Council rejects mayor’s 400-block appeal

In a raucous three-hour debate before an overflow audience punctuated by tears, shouts and legalese, the Hollister City Council voted 3-1 on June 3 to allow a multi-purpose development plan in the center of downtown to move forward.

The council vote upheld a planning commission decision on the 400 block and rejected an unusual appeal by Mayor Ignacio Velazquez.

Velazquez, sequestered outside of the council chambers throughout the debate because of a potential conflict of interest, had filed the appeal “as a private citizen.” His lawyer presented arguments that the city had acted illegally when it approved plans for two buildings on the vacant “400 block” at San Benito and Fourth streets.

The vote played out as expected, with council member Rolan Resendiz, a frequent Velazquez ally, offering the vote against upholding the planners’ decision. Council members Marty Richman, Honor Spencer and Carol Lenoir voted to reject the appeal.

Velazquez said June 4, the morning after the meeting, that he was not surprised about the outcome of the vote, but that he believed he had public support for his position.

“If they were so confident in their decision, they would let it go for a [public] vote,” Velazquez said in an interview. He said he is consulting with his lawyers before he decides what he will do next.

The proposed development will build a headquarters for the Community Foundation of San Benito County, with room for several non-profits, and a large multi-use building of first-floor retail/office space and two floors of apartments.

The foundation president, Gary Byrne, told the council that he had been told by Velazquez that he wanted to use the abandoned lot as a beer garden for the Vault, a banquet hall owned by the mayor next to the development site.

In an interview with the Free Lance, Velazquez disputed Byrne’s account. “This is how they keep trying to misrepresent things,” said Velazquez. “I’ve said this time and again: This should be a community plaza.”

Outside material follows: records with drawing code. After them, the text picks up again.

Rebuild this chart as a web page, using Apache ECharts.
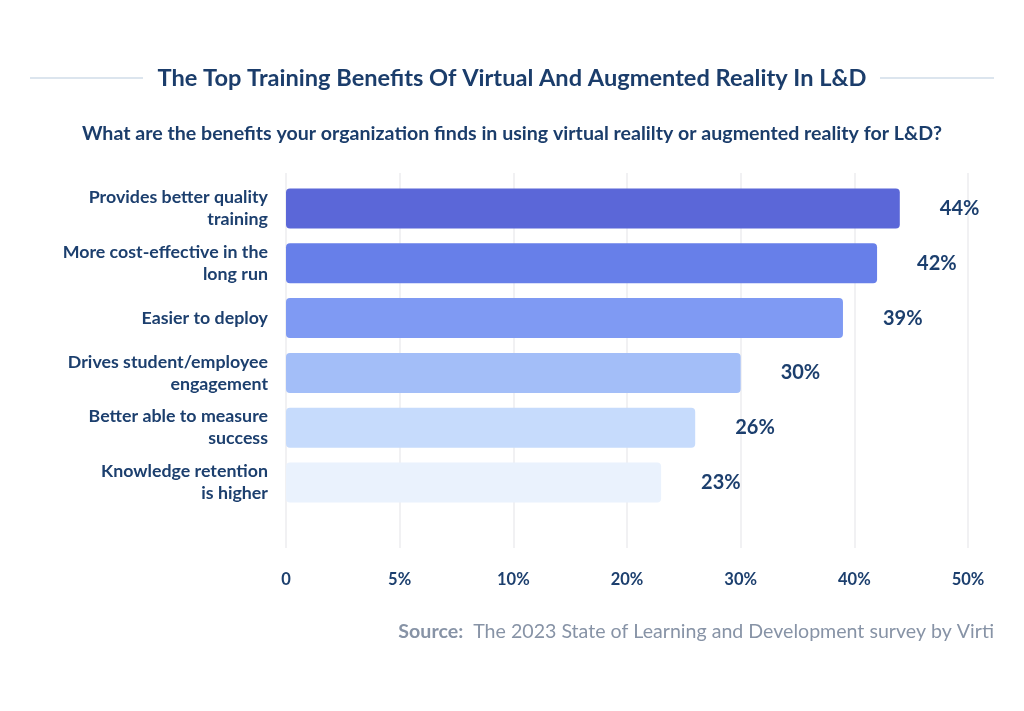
<!DOCTYPE html>
<html>
<head>
<meta charset="utf-8">
<script src="https://cdn.jsdelivr.net/npm/echarts@6/dist/echarts.min.js"></script>
<style>
html,body{margin:0;padding:0;background:#fff;}
#c{width:1024px;height:711px;}
</style>
</head>
<body>
<div id="c"></div>
<script>
const categories = [
  "Provides better quality\ntraining",
  "More cost-effective in the\nlong run",
  "Easier to deploy",
  "Drives student/employee\nengagement",
  "Better able to measure\nsuccess",
  "Knowledge retention\nis higher"
];
const values = [44, 42, 39, 30, 26, 23];
const barColors = ["#5B67D8", "#677FE9", "#7F9AF3", "#A3BEF8", "#C6DBFC", "#EAF2FD"];
const tickLabels = ["0", "5%", "10%", "20%", "30%", "40%", "50%"];
const tickValues = [0, 5, 10, 20, 30, 40, 50];

const titleText = "The Top Training Benefits Of Virtual And Augmented Reality In L&D";
const subtitleText = "What are the benefits your organization finds in using virtual realilty or augmented reality for L&D?";
const sourceLabel = "Source:";
const sourceText = "The 2023 State of Learning and Development survey by Virti";

// The axis is drawn with evenly spaced ticks at 0, 5%, 10%, 20%, 30%, 40%, 50%.
// Map a percentage onto that piecewise scale (one axis unit per tick step = 10).
function axisPos(v) {
  for (let i = 1; i < tickValues.length; i++) {
    if (v <= tickValues[i]) {
      const a = tickValues[i - 1], b = tickValues[i];
      return (i - 1) * 10 + (v - a) / (b - a) * 10;
    }
  }
  return (tickValues.length - 1) * 10;
}

const navy = "#1c3f6e";
const font = "Lato";

const chart = echarts.init(document.getElementById('c'), null, {renderer: 'canvas'});
const maxPos = (tickLabels.length - 1) * 10;

chart.setOption({
  backgroundColor: "#ffffff",
  animation: false,
  textStyle: {fontFamily: font},
  grid: [
    {left: 286, right: 56, top: 181, height: 329, containLabel: false},
    {left: 286, right: 56, top: 173, height: 375, containLabel: false}
  ],
  xAxis: [
    {
      gridIndex: 0, type: 'value', min: 0, max: maxPos, interval: 10,
      axisLine: {show: false}, axisTick: {show: false}, axisLabel: {show: false},
      splitLine: {show: false}
    },
    {
      gridIndex: 1, type: 'value', min: 0, max: maxPos, interval: 10,
      axisLine: {show: false}, axisTick: {show: false},
      splitLine: {show: true, lineStyle: {color: "#f1f1f3", width: 2}},
      axisLabel: {
        show: true, margin: 23, color: navy, fontFamily: font, fontWeight: 'bold', fontSize: 16.5,
        formatter: function (v) { return tickLabels[Math.round(v / 10)]; }
      }
    }
  ],
  yAxis: [
    {
      gridIndex: 0, type: 'category', data: categories, inverse: true,
      axisLine: {show: false}, axisTick: {show: false}, splitLine: {show: false},
      axisLabel: {
        margin: 18, color: navy, fontFamily: font, fontWeight: 'bold', fontSize: 17.8,
        lineHeight: 22, align: 'right'
      }
    },
    {
      gridIndex: 1, type: 'category', data: categories, show: false
    }
  ],
  series: [{
    type: 'bar',
    xAxisIndex: 0, yAxisIndex: 0,
    barWidth: 40,
    data: values.map((v, i) => ({
      value: axisPos(v),
      itemStyle: {color: barColors[i], borderRadius: 4}
    })),
    label: {
      show: true, position: 'right', distance: 40,
      color: navy, fontFamily: font, fontWeight: 'bold', fontSize: 20,
      formatter: function (p) { return values[p.dataIndex] + '%'; }
    }
  }],
  graphic: [
    {type: 'line', shape: {x1: 30, y1: 78, x2: 143, y2: 78}, style: {stroke: "#dce5ee", lineWidth: 2}},
    {type: 'line', shape: {x1: 880, y1: 78, x2: 994, y2: 78}, style: {stroke: "#dce5ee", lineWidth: 2}},
    {type: 'text', left: 'center', top: 66, style: {
      text: titleText, fill: "#1b3d6b", font: "bold 23.6px Lato"
    }},
    {type: 'text', left: 'center', top: 124, style: {
      text: subtitleText, fill: "#1b3d6b", font: "bold 19.6px Lato"
    }},
    {type: 'text', right: 30, top: 622, style: {
      text: "{b|" + sourceLabel + "}  " + sourceText,
      fill: "#8793a6", font: "19.6px Lato",
      rich: {b: {fontWeight: 'bold', fontSize: 19.6, fontFamily: font, fill: "#8793a6"}}
    }}
  ]
});
</script>
</body>
</html>
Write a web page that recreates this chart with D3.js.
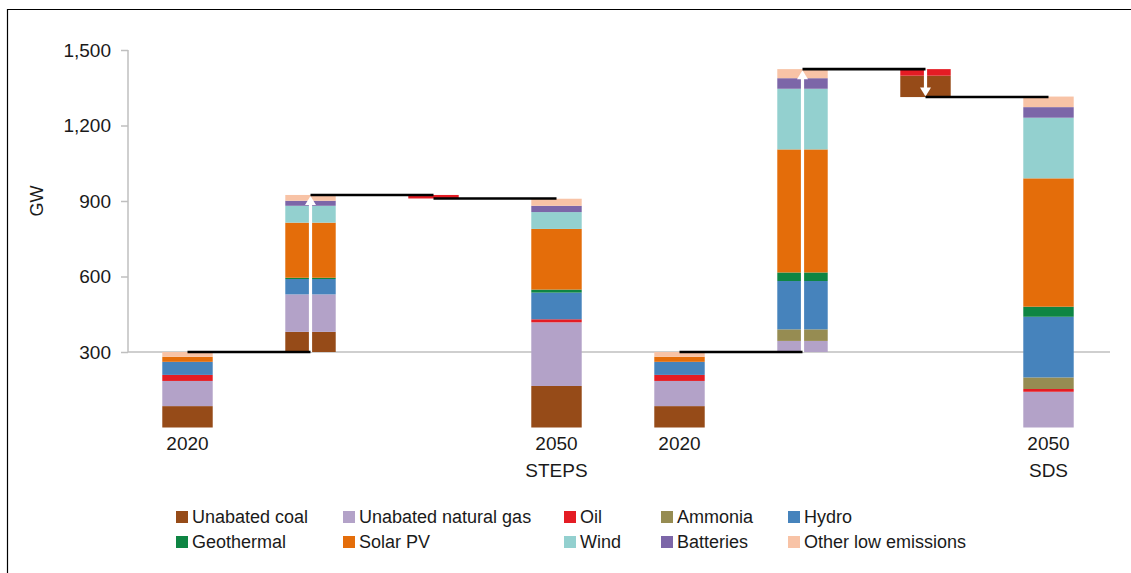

Byrne told the council that he believed Velazquez intended to sue the city to get the project canceled, and vowed to continue to fight back to get the projects on the property that the foundation and De Curto Brothers developers purchased from the city in 2017.

“The mayor is going to sue the city of Hollister,” Byrne told the council. “And the Del Curto Brothers and the Community Foundation are going to pay the bill—but we don’t care because we’re committed to downtown.”

At an April 11 special meeting of the city Planning Commission, the commission had approved a tentative map for Del Curto brothers condominiums, the vacation of Briggs Alley that separates the site for the Community Foundation and the Del Curto project and a density housing bonus, which would allow four extra units be built for low-income and very low-income rates.

The mayor’s lawyers arguments at the June 3 appeal hearing centered on the city’s decision to allow more housing units.

Velazquez’s lawyer, Edward Schexnayder, of Schute, Mihaly and Weinberger, told the council  that the Community Foundation and the Del Curto development mixed-use space were split up into two projects when advantageous to the planning staff, then later combined to one project. Schexnayder said that his law firm sent a letter on Velazquez’s behalf to the planning commission, pointing out the switch, which resulted in the language in the density housing bonus being changed to reflect a single project.

Planning Manager, Abraham Prado, confirmed that the application language was changed sometime between the March and April planning commission meetings, after the staff had received the letter from Velazquez’s lawyers. Prado argued that the Community Foundation offices and Del Curto mixed-use building have always been referred to as phase one and phase two of the project.

Phase one is the construction of building for the Community Foundation of San Benito County and several non-profit agencies, including the online news operation it funds, Benitolink. Phase two is a mixed residential/commercial building owned and developed by the Del Curto Brothers of Hollister, with residential units and six ground-floor commercial sites, both of whom would rely on parking in an adjacent structure.

There were 16 speakers at the council meeting, and all but one favored the project moving forward. A lawyer for the Del Curto Brothers, Kristina Lawson, said she specializes in land-use, environmental and municipal law. She claimed that Velazquez was appealing the project for personal gain. “The city aggregated this site so that it could be developed and planned as one parcel,” Lawson told the council. “The fact that the project was going to proceed in two different phases, that doesn’t make it two different project sites for planning services.”

Several speakers tied to the project or former government officials, like former mayor, Gordon Machado, also spoke in support of the project. They argued the space had been vacant for too long and said the project would be a great addition to Hollister’s downtown corridor.

A few speakers began to get choked up when speaking about the project. When Mayor Pro Tem, Marty Richman responded to the assertion by Velazquez’s lawyers that the project violated state and municipal law, tears filled his eyes.

“You all know me,” Richman said in his remarks, his voice breaking. “I’m thinking about the law and what I fought for, for 23 years in the Army, and I’m telling you it’s very important to me.”

When Resendiz took jabs at his fellow council members, calling their decision “emotional, illogical and irrational,” council members Honor Spencer and Carol Lenoir got visibly upset, attempting to pound the gavel at points during Resendiz’s comments.